Meh, perhaps. I've already stated that I'm open to alternative ways to make $. The government is the reason I have to wait a year to start uni, along with many other things I've suffered. Oh, I also live on less than$10K a year.

17. ### G037H3

326
Re: Stupid Question about Python Learning Curve :D

I'm not talking about learning enough to bluff my way through an interview or something. I learn pretty quickly...But hey, I prefer a universal -> specific learning pattern, so maybe programming isn't a good idea for now, until I learn logic, discrete mathematics, and some CS.

I know that web stuff is easier, btw. >_>

18. ### davee123

657
Re: Stupid Question about Python Learning Curve :D

Hard to say. You come off sounding arrogant and haughty, but hey, who are we to say that it's not deserved? I don't see any actual evidence one way or another. You want to try programming? Sure, give it a shot. Here's something to try-- see how far you can get with what you know about whatever type of language you want to use:

http://projecteuler.net/

It's probably a reasonably good test to see if you're cut out for programming. The first bunch are easy, then it starts to get more challenging. The first problems are pretty straightforward, and require some very basic programming knowledge. Then, it requires you to start needing to come up with inventive techniques and using math and logic in order to achieve the result. Eventually, it turns into extremely difficult challenges that only the top-notch programmers can solve.

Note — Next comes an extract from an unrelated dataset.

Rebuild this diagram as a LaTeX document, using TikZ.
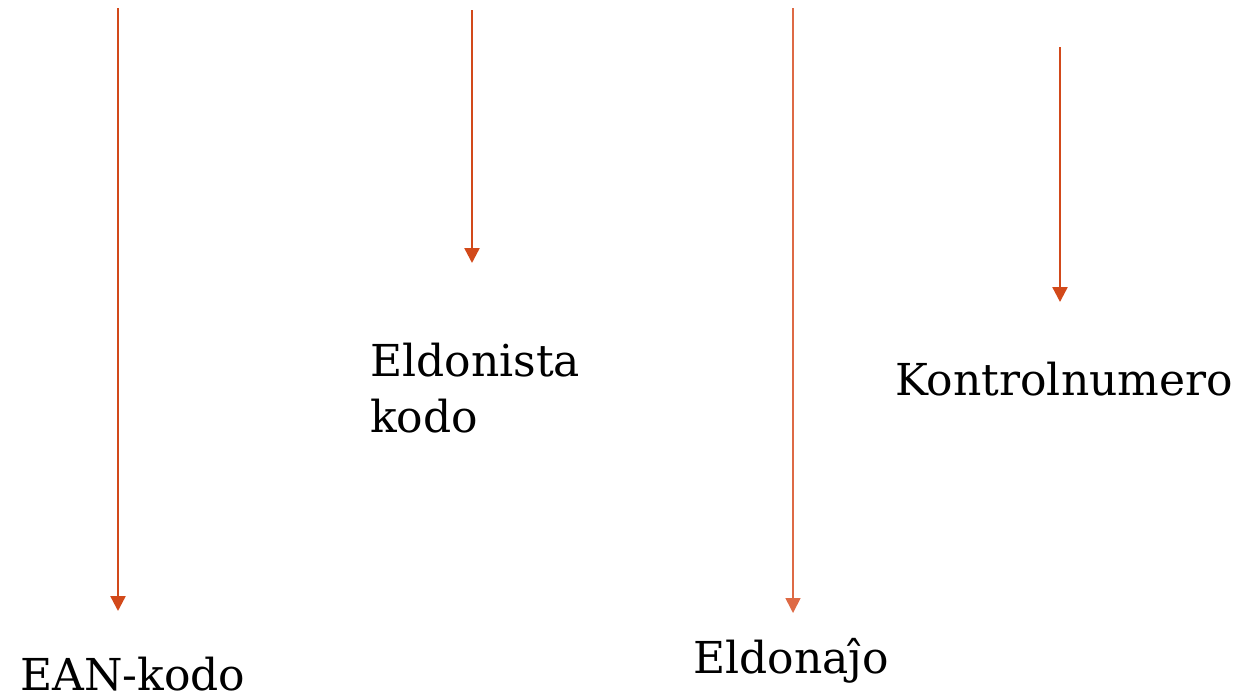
\documentclass[tikz,border=0pt]{standalone}
\usepackage{fontspec}
\setmainfont{DejaVu Serif}
\usetikzlibrary{arrows.meta}
\definecolor{arr}{HTML}{D2491A}
\definecolor{arrlight}{HTML}{DE6A45}
\tikzset{
  pointer/.style={draw=arr, line width=2.4pt, -{Triangle[width=15pt,length=15pt]}},
  label/.style={anchor=base west, inner sep=0pt, font=\fontsize{44}{56}\selectfont, align=left},
}
\begin{document}
\begin{tikzpicture}[x=1pt,y=-1pt]
\useasboundingbox (0,0) rectangle (1238,694);
% arrows
\coordinate (a1s) at (118,8);   \coordinate (a1e) at (118,611);
\coordinate (a2s) at (472,10);  \coordinate (a2e) at (472,263);
\coordinate (a3s) at (793,8);   \coordinate (a3e) at (793,613);
\coordinate (a4s) at (1060,47); \coordinate (a4e) at (1060,302);
\draw[pointer] (a1s) -- (a1e);
\draw[pointer] (a2s) -- (a2e);
\draw[pointer, draw=arrlight, line width=1.7pt] (a3s) -- (a3e);
\draw[pointer] (a4s) -- (a4e);
% labels
\node[label] (ean) at (20,690) {EAN-kodo};
\node[label] (eld) at (370,432) {Eldonista\\kodo};
\node[label] (kon) at (895,395) {Kontrolnumero};
\node[label] (edj) at (693,673) {Eldonaĵo};
\end{tikzpicture}
\end{document}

I dunno-- The web stuff isn't really any easier, per se, it's just so much more accessible. A well-written website is actually reasonably challenging if you're writing it from the ground up. If you're using some pre-packaged product, you can make a website with NO technical skills or programming ability. But writing an executable program for a desktop machine, an iPhone app, or what-have-you? There aren't a lot of pre-packaged things to help you build your own custom software. So if you're technically incompetent, you can't make a Windows executable, but you COULD make a website-- you just couldn't program it.

DaveE

19. ### G037H3

326
Re: Stupid Question about Python Learning Curve :D

I'm an undeveloped genius, of course I'm going to come across as arrogant. I've lived my life so far in a manner which has hidden my abilities, and nothing has come out of it. I may as well be honest and improve my odds of attracting the attention of someone who can actually be helpful. =/ You can call me an attention whore, I don't really care. What I do know is that I deserve much more out of life that I'm getting, because I'm now willing to assert my superiority.

I already know about projecteuler. As I've said, I have a very strong tendency to focus on universal and go to specifics over time, so idk how well I would fare at many of the problems, because even though I am sure I could comprehend the problems, I wouldn't have a good working knowledge of how those problems developed. I think in terms of context and environment, not objects themselves. o_o

From pretty much everything I've seen, website development/maintenance is easier than writing stand-alone programs.

### Staff: Mentor

Re: Stupid Question about Python Learning Curve :D

Although the word is Yiddish, it is universally applicable.